→ **What is being asked**: Omit every picture, and retype the lines that run from the beginning of the data below through the line containing "import pandas as pd", inclusive.

━━━━━ Provided data

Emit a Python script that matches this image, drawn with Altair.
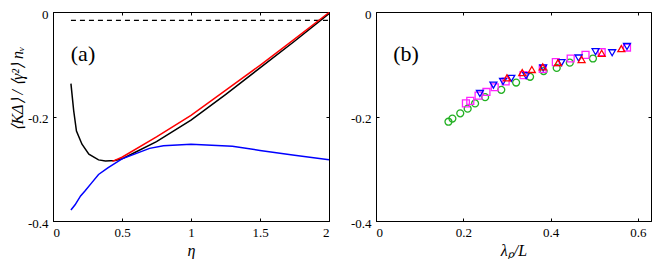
import altair as alt
import pandas as pd

# ---------------- Panel (a) data ----------------
eta_black = [0.13, 0.15, 0.17, 0.21, 0.26, 0.33, 0.38, 0.45, 0.5, 0.6, 0.75, 1.0, 1.25, 1.5, 1.75, 2.0]
k_black = [-0.137, -0.189, -0.228, -0.253, -0.272, -0.283, -0.285, -0.284, -0.281, -0.268, -0.248,
           -0.207, -0.158, -0.107, -0.056, -0.003]

eta_red = [0.43, 0.5, 0.75, 1.0, 1.25, 1.5, 1.75, 2.0]
k_red = [-0.286, -0.278, -0.239, -0.198, -0.150, -0.102, -0.052, -0.001]

eta_blue = [0.13, 0.16, 0.2, 0.23, 0.28, 0.33, 0.4, 0.5, 0.6, 0.7, 0.8, 1.0, 1.15, 1.3, 1.5, 1.75, 2.0]
k_blue = [-0.379, -0.369, -0.352, -0.343, -0.327, -0.311, -0.298, -0.281, -0.271, -0.261, -0.256,
          -0.253, -0.255, -0.257, -0.265, -0.274, -0.283]

eta_dash = [0.13, 2.0]
k_dash = [-0.016, -0.016]

# ---------------- Panel (b) data ----------------
lam_circle = [0.166, 0.175, 0.193, 0.210, 0.227, 0.250, 0.287, 0.321, 0.353, 0.384, 0.414, 0.444, 0.497]
k_circle = [-0.210, -0.204, -0.194, -0.185, -0.175, -0.163, -0.149, -0.135, -0.124, -0.113, -0.107, -0.097, -0.089]

lam_square = [0.206, 0.216, 0.235, 0.253, 0.272, 0.297, 0.338, 0.382, 0.412, 0.446, 0.480, 0.517, 0.575]
k_square = [-0.175, -0.170, -0.160, -0.153, -0.144, -0.133, -0.121, -0.109, -0.096, -0.089, -0.082, -0.077, -0.068]

lam_down = [0.238, 0.269, 0.291, 0.310, 0.344, 0.383, 0.425, 0.464, 0.503, 0.541, 0.575]
k_down = [-0.156, -0.140, -0.133, -0.127, -0.122, -0.107, -0.097, -0.088, -0.076, -0.078, -0.066]

lam_up = [0.300, 0.335, 0.357, 0.382, 0.417, 0.471, 0.517, 0.562]
k_up = [-0.126, -0.116, -0.110, -0.105, -0.097, -0.091, -0.079, -0.070]

ticks_a_x = [0, 0.5, 1, 1.5, 2]
ticks_b_x = [0, 0.2, 0.4, 0.6]
ticks_y = [-0.4, -0.2, 0]

WA, WB, H = 276, 275, 209
FONT = "Liberation Serif"


def xaxis(vals, title):
    return alt.Axis(values=vals, title=title, grid=True, gridDash=[3, H - 6, 3, 1000],
                    labelExpr="'' + datum.value")


def yaxis(title, w, **kw):
    return alt.Axis(values=ticks_y, title=title, grid=True, gridDash=[3, w - 6, 3, 1000],
                    labelExpr="'' + datum.value", labelOffset=2, **kw)


ydomain = alt.Scale(domain=[-0.4, 0], nice=False, zero=False)


def line_df(x, y):
    return pd.DataFrame({"eta": x, "k": y})


# ---------- Panel (a) ----------
xa = alt.Scale(domain=[0, 2], nice=False)

base_a = alt.Chart(line_df(eta_black, k_black)).mark_line(color="black", strokeWidth=1.5).encode(
    x=alt.X("eta:Q", scale=xa, axis=xaxis(ticks_a_x, "η")),
    y=alt.Y("k:Q", scale=ydomain, axis=yaxis("⟨KΔ⟩ / ⟨γ²⟩ nᵥ", WA, titleY=76, titlePadding=2)),
)
red_a = alt.Chart(line_df(eta_red, k_red)).mark_line(color="#ff0000", strokeWidth=1.5).encode(
    x=alt.X("eta:Q", scale=xa), y=alt.Y("k:Q", scale=ydomain))
blue_a = alt.Chart(line_df(eta_blue, k_blue)).mark_line(color="#0000ff", strokeWidth=1.5).encode(
    x=alt.X("eta:Q", scale=xa), y=alt.Y("k:Q", scale=ydomain))
dash_a = alt.Chart(line_df(eta_dash, k_dash)).mark_line(color="black", strokeWidth=1.2,
                                                        strokeDash=[5, 4]).encode(
    x=alt.X("eta:Q", scale=xa), y=alt.Y("k:Q", scale=ydomain))
label_a = alt.Chart(pd.DataFrame({"t": ["(a)"]})).mark_text(
    font=FONT, fontSize=22, color="black", align="center", baseline="middle").encode(
    x=alt.value(30), y=alt.value(42), text="t:N")

panel_a = alt.layer(base_a, dash_a, blue_a, red_a, label_a).properties(width=WA, height=H)

# ---------- Panel (b) ----------
rows = []
for name, xs, ys in [("circle", lam_circle, k_circle), ("square", lam_square, k_square),
                     ("triangle-down", lam_down, k_down), ("triangle-up", lam_up, k_up)]:
    for x, y in zip(xs, ys):
        rows.append({"lam": x, "k": y, "series": name})
df_b = pd.DataFrame(rows)

series_names = ["circle", "square", "triangle-down", "triangle-up"]
xb = alt.Scale(domain=[0, 0.63], nice=False)
pts_b = alt.Chart(df_b).mark_point(filled=False, strokeWidth=1.3, size=48, opacity=1).encode(
    x=alt.X("lam:Q", scale=xb, axis=xaxis(ticks_b_x, "λₚ/L")),
    y=alt.Y("k:Q", scale=ydomain, axis=yaxis(None, WB)),
    shape=alt.Shape("series:N", legend=None,
                    scale=alt.Scale(domain=series_names, range=series_names)),
    color=alt.Color("series:N", legend=None,
                    scale=alt.Scale(domain=series_names,
                                    range=["#22b022", "#ff22ff", "#0000ff", "#ff0000"])),
)
label_b = alt.Chart(pd.DataFrame({"t": ["(b)"]})).mark_text(
    font=FONT, fontSize=22, color="black", align="center", baseline="middle").encode(
    x=alt.value(30), y=alt.value(42), text="t:N")

panel_b = alt.layer(pts_b, label_b).properties(width=WB, height=H)

chart = alt.hconcat(panel_a, panel_b, spacing=47, bounds="flush").properties(
    padding={"left": 0, "top": -1, "right": 0, "bottom": 0}
).configure_view(stroke="black", strokeWidth=1).configure_axis(
    domainColor="black", domainWidth=1, ticks=False, tickSize=0, labelPadding=5,
    labelFont=FONT, labelFontSize=13, labelColor="black",
    titleFont=FONT, titleFontSize=16, titleFontStyle="italic", titleFontWeight="normal",
    titleColor="black", gridColor="black", gridWidth=1, gridOpacity=1,
).configure_axisX(titlePadding=3)

chart.save("out.html", embed_options={"renderer": "svg", "actions": False})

━━━━━━━━━━

→ **Worked solution**:
Emit a Python script that matches this image, drawn with Altair.
import altair as alt
import pandas as pd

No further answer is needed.